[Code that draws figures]
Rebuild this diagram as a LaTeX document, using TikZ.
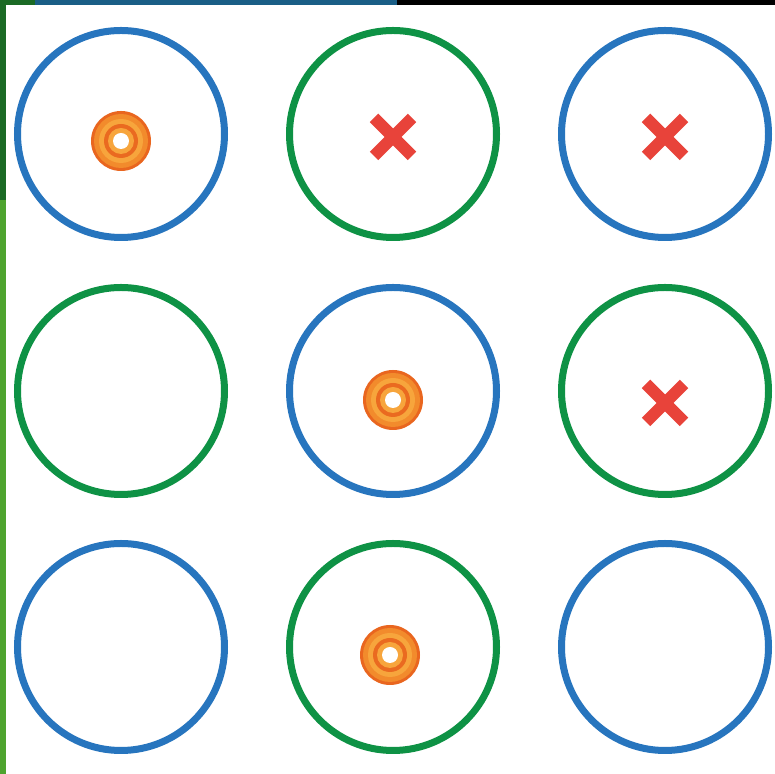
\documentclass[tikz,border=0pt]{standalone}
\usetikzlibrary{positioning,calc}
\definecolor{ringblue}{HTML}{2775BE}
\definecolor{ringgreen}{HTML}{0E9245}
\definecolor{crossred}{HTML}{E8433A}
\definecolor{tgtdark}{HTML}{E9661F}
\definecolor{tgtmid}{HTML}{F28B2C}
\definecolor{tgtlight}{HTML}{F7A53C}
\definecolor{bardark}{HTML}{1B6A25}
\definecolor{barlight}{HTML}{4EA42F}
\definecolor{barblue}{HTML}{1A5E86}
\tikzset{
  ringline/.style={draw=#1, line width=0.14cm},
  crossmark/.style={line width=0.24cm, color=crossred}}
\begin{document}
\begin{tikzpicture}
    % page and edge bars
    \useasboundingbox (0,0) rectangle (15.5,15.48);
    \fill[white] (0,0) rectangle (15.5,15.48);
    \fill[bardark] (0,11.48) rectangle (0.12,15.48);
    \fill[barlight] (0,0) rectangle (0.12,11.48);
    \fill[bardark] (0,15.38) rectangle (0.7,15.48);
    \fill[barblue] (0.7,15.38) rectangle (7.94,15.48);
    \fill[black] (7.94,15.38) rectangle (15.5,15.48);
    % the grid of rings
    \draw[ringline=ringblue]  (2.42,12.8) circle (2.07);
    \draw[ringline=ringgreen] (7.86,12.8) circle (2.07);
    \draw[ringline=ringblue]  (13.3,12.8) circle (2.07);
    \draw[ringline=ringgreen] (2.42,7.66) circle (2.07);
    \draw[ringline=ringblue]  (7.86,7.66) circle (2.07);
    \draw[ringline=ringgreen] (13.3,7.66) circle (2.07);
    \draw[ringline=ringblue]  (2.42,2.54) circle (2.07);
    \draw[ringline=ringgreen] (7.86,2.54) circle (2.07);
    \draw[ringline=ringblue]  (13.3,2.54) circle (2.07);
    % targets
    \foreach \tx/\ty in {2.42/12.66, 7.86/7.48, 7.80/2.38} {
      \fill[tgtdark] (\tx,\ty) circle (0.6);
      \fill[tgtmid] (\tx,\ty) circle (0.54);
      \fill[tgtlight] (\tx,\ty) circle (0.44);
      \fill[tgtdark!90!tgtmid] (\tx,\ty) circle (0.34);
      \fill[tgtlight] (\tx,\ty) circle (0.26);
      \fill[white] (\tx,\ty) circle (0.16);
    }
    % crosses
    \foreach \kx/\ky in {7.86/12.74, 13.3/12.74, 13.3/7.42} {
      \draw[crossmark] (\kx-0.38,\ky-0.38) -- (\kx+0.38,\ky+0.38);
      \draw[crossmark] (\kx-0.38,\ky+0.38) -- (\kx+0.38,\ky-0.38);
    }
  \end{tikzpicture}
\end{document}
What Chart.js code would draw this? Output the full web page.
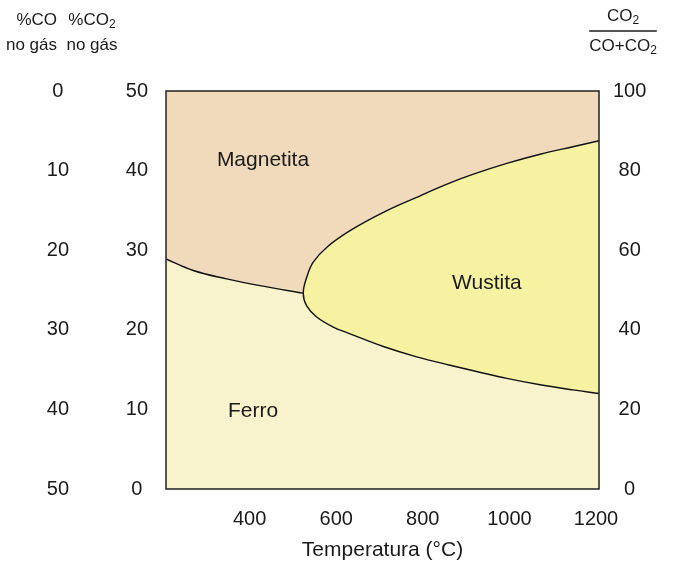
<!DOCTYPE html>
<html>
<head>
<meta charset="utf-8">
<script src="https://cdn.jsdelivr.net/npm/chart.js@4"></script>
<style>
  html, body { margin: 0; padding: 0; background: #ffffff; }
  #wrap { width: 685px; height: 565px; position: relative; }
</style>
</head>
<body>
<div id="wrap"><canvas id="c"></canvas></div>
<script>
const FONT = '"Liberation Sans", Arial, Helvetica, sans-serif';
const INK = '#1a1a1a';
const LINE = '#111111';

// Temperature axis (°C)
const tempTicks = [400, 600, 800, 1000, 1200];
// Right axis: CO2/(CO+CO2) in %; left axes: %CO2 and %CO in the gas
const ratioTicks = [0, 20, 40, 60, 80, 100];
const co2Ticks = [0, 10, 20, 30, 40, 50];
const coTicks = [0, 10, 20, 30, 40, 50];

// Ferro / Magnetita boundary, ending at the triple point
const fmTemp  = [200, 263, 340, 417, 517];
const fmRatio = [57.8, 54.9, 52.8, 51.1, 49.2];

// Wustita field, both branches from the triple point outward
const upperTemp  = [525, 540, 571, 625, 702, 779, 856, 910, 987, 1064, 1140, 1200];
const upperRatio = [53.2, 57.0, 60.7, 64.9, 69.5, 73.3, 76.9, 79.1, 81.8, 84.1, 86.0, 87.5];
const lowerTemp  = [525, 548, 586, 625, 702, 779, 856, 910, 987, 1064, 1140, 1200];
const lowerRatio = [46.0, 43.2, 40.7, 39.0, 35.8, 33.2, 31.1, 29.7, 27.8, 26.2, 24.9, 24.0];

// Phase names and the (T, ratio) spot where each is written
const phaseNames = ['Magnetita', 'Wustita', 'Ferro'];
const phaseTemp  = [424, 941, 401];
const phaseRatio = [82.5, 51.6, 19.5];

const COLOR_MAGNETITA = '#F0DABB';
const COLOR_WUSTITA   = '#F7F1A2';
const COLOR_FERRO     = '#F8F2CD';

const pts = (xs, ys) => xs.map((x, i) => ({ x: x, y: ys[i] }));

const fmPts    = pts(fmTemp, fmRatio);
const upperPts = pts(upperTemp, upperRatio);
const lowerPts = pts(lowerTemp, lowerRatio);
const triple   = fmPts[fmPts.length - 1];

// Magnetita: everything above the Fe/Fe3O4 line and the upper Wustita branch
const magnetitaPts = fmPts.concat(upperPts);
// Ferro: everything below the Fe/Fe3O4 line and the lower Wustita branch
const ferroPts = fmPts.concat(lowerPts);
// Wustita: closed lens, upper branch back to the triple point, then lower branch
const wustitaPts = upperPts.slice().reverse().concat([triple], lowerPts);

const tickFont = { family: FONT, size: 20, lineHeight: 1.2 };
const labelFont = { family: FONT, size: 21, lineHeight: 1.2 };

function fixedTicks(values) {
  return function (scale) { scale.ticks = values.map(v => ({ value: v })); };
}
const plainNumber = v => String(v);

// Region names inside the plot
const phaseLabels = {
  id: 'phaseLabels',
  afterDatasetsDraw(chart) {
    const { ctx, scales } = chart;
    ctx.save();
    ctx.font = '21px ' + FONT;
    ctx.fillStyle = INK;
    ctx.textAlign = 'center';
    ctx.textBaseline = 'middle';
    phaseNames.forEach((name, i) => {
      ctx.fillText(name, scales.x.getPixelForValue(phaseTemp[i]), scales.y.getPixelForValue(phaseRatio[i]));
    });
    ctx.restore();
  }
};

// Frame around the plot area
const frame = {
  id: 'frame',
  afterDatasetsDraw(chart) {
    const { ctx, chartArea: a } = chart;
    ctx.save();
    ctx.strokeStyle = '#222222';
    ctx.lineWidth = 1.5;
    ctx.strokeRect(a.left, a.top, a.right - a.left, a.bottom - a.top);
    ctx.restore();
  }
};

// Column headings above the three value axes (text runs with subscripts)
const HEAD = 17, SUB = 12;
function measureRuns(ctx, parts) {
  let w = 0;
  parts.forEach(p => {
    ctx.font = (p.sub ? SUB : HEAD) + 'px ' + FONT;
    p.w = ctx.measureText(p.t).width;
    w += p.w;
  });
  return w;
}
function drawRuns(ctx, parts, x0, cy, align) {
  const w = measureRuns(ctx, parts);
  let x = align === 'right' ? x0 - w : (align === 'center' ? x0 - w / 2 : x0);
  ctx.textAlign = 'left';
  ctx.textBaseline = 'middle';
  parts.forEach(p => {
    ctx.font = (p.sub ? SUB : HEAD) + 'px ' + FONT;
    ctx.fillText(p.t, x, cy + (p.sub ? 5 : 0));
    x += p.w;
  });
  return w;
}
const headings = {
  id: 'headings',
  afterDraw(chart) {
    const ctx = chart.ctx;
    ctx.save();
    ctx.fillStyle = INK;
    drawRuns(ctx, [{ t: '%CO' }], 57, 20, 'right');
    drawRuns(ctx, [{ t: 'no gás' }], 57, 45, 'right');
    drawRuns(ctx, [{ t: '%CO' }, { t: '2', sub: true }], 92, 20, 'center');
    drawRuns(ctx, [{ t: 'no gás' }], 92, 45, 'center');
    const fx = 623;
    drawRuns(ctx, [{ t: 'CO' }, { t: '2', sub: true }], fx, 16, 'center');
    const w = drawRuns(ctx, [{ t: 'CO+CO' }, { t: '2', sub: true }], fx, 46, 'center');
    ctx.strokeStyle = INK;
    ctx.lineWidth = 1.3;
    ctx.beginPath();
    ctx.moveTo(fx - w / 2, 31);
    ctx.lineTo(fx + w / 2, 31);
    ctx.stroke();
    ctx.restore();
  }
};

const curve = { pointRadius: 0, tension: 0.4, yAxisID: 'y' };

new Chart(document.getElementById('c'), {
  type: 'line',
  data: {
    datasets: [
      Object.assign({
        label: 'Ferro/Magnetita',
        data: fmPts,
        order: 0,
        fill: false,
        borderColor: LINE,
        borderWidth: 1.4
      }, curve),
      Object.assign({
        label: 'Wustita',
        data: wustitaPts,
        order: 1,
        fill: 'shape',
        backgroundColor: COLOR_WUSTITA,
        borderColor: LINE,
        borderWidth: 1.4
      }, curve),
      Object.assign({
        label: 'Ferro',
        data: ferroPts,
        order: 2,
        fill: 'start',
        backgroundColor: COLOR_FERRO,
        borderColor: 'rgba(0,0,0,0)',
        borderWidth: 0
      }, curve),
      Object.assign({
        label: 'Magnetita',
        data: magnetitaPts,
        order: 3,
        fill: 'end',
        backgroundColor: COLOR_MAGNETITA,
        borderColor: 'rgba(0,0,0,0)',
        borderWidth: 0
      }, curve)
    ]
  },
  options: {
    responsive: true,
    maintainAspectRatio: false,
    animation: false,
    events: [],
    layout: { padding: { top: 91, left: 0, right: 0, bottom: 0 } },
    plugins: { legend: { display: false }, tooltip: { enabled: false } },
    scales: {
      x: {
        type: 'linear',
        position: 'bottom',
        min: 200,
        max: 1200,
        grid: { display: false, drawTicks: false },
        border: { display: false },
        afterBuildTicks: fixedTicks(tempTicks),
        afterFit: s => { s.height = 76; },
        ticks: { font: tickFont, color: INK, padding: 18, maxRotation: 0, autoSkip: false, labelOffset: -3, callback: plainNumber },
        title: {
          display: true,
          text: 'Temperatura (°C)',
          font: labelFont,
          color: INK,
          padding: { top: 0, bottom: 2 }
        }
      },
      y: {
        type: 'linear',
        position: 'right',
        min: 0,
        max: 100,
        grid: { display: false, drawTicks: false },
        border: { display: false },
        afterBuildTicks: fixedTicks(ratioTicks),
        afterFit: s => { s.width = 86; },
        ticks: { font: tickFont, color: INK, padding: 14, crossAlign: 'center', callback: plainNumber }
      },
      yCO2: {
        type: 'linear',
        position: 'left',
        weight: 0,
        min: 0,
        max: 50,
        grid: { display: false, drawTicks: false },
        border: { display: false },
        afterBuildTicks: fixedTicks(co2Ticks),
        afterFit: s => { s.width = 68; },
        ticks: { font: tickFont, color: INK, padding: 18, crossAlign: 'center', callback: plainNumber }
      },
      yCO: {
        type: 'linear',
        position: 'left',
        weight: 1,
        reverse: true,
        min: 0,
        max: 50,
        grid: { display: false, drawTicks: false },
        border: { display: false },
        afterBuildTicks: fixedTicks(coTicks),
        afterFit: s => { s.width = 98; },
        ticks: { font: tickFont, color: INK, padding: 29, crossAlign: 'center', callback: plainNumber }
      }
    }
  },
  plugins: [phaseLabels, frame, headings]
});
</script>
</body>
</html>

_Your goal_
Beginning with the line above that contains "What Chart.js code" and ending with the line that contains "26.2, 24.9, 24.0];", quote each line exactly, keeping out the pictures.

_Exercise response_
What Chart.js code would draw this? Output the full web page.
<!DOCTYPE html>
<html>
<head>
<meta charset="utf-8">
<script src="https://cdn.jsdelivr.net/npm/chart.js@4"></script>
<style>
  html, body { margin: 0; padding: 0; background: #ffffff; }
  #wrap { width: 685px; height: 565px; position: relative; }
</style>
</head>
<body>
<div id="wrap"><canvas id="c"></canvas></div>
<script>
const FONT = '"Liberation Sans", Arial, Helvetica, sans-serif';
const INK = '#1a1a1a';
const LINE = '#111111';

// Temperature axis (°C)
const tempTicks = [400, 600, 800, 1000, 1200];
// Right axis: CO2/(CO+CO2) in %; left axes: %CO2 and %CO in the gas
const ratioTicks = [0, 20, 40, 60, 80, 100];
const co2Ticks = [0, 10, 20, 30, 40, 50];
const coTicks = [0, 10, 20, 30, 40, 50];

// Ferro / Magnetita boundary, ending at the triple point
const fmTemp  = [200, 263, 340, 417, 517];
const fmRatio = [57.8, 54.9, 52.8, 51.1, 49.2];

// Wustita field, both branches from the triple point outward
const upperTemp  = [525, 540, 571, 625, 702, 779, 856, 910, 987, 1064, 1140, 1200];
const upperRatio = [53.2, 57.0, 60.7, 64.9, 69.5, 73.3, 76.9, 79.1, 81.8, 84.1, 86.0, 87.5];
const lowerTemp  = [525, 548, 586, 625, 702, 779, 856, 910, 987, 1064, 1140, 1200];
const lowerRatio = [46.0, 43.2, 40.7, 39.0, 35.8, 33.2, 31.1, 29.7, 27.8, 26.2, 24.9, 24.0];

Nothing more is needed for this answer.